- Do this:
Quote the whole listing word for word. Do not include the pictures.

- Data:
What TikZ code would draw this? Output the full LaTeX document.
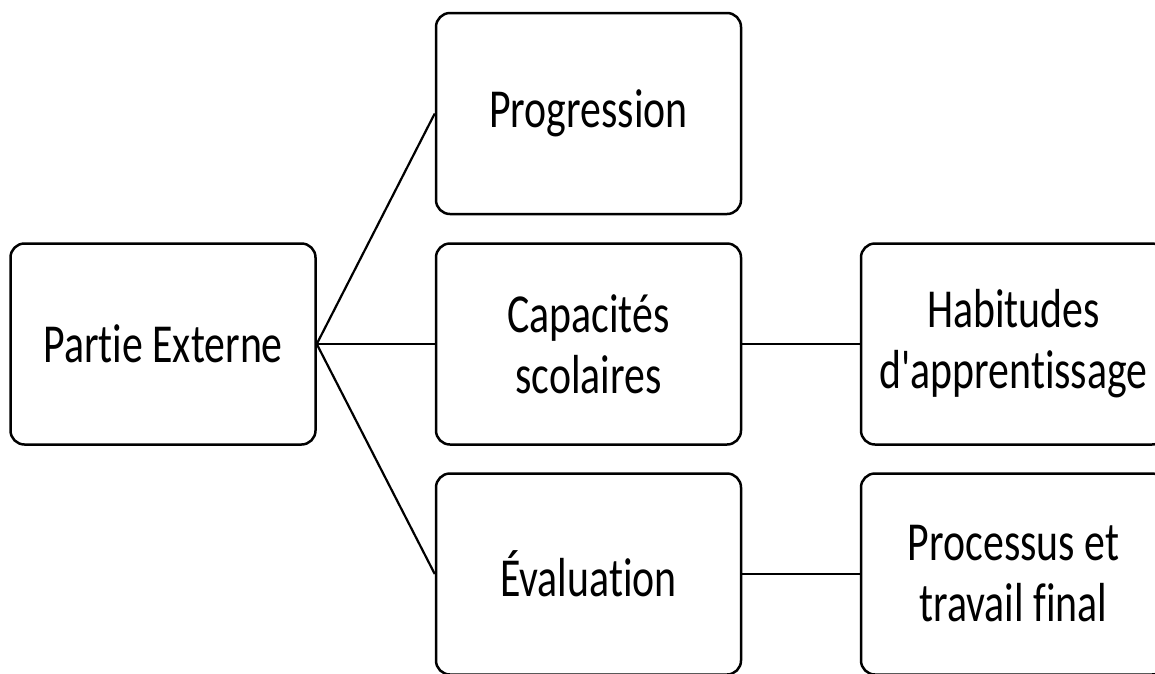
\documentclass[tikz,border=0pt]{standalone}
\usepackage{fontspec}
\newfontfamily\cf[FakeStretch=0.76,Ligatures={TeXOff,NoCommon,NoContextual},Contextuals=NoAlternate]{Carlito}
\begin{document}
\begin{tikzpicture}[x=1pt,y=-1pt,
  box/.style={draw, line width=2.5pt, rounded corners=14pt, minimum width=305pt, minimum height=201pt,
    inner sep=0pt, align=center, font=\cf\fontsize{55}{61}\selectfont},
  link/.style={line width=2.2pt}]
\useasboundingbox (0,0) rectangle (1155,673);
\clip (0,0) rectangle (1155,673);
\node[box] (pe) at (163,344) {Partie Externe};
\node[box] (pr) at (588.5,113.5) {Progression};
\node[box] (ca) at (588.5,344) {Capacités\\scolaires};
\node[box] (ev) at (588.5,574) {Évaluation};
\node[box] (ha) at (1013.5,344) {Habitudes\\d'apprentissage};
\node[box] (po) at (1013.5,574) {Processus et\\travail final};
\draw[link] (pe.east) -- (pr.west);
\draw[link] (pe.east) -- (ca.west);
\draw[link] (pe.east) -- (ev.west);
\draw[link] (ca.east) -- (ha.west);
\draw[link] (ev.east) -- (po.west);
\end{tikzpicture}
\end{document}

- Answer to this exercise:
What TikZ code would draw this? Output the full LaTeX document.
\documentclass[tikz,border=0pt]{standalone}
\usepackage{fontspec}
\newfontfamily\cf[FakeStretch=0.76,Ligatures={TeXOff,NoCommon,NoContextual},Contextuals=NoAlternate]{Carlito}
\begin{document}
\begin{tikzpicture}[x=1pt,y=-1pt,
  box/.style={draw, line width=2.5pt, rounded corners=14pt, minimum width=305pt, minimum height=201pt,
    inner sep=0pt, align=center, font=\cf\fontsize{55}{61}\selectfont},
  link/.style={line width=2.2pt}]
\useasboundingbox (0,0) rectangle (1155,673);
\clip (0,0) rectangle (1155,673);
\node[box] (pe) at (163,344) {Partie Externe};
\node[box] (pr) at (588.5,113.5) {Progression};
\node[box] (ca) at (588.5,344) {Capacités\\scolaires};
\node[box] (ev) at (588.5,574) {Évaluation};
\node[box] (ha) at (1013.5,344) {Habitudes\\d'apprentissage};
\node[box] (po) at (1013.5,574) {Processus et\\travail final};
\draw[link] (pe.east) -- (pr.west);
\draw[link] (pe.east) -- (ca.west);
\draw[link] (pe.east) -- (ev.west);
\draw[link] (ca.east) -- (ha.west);
\draw[link] (ev.east) -- (po.west);
\end{tikzpicture}
\end{document}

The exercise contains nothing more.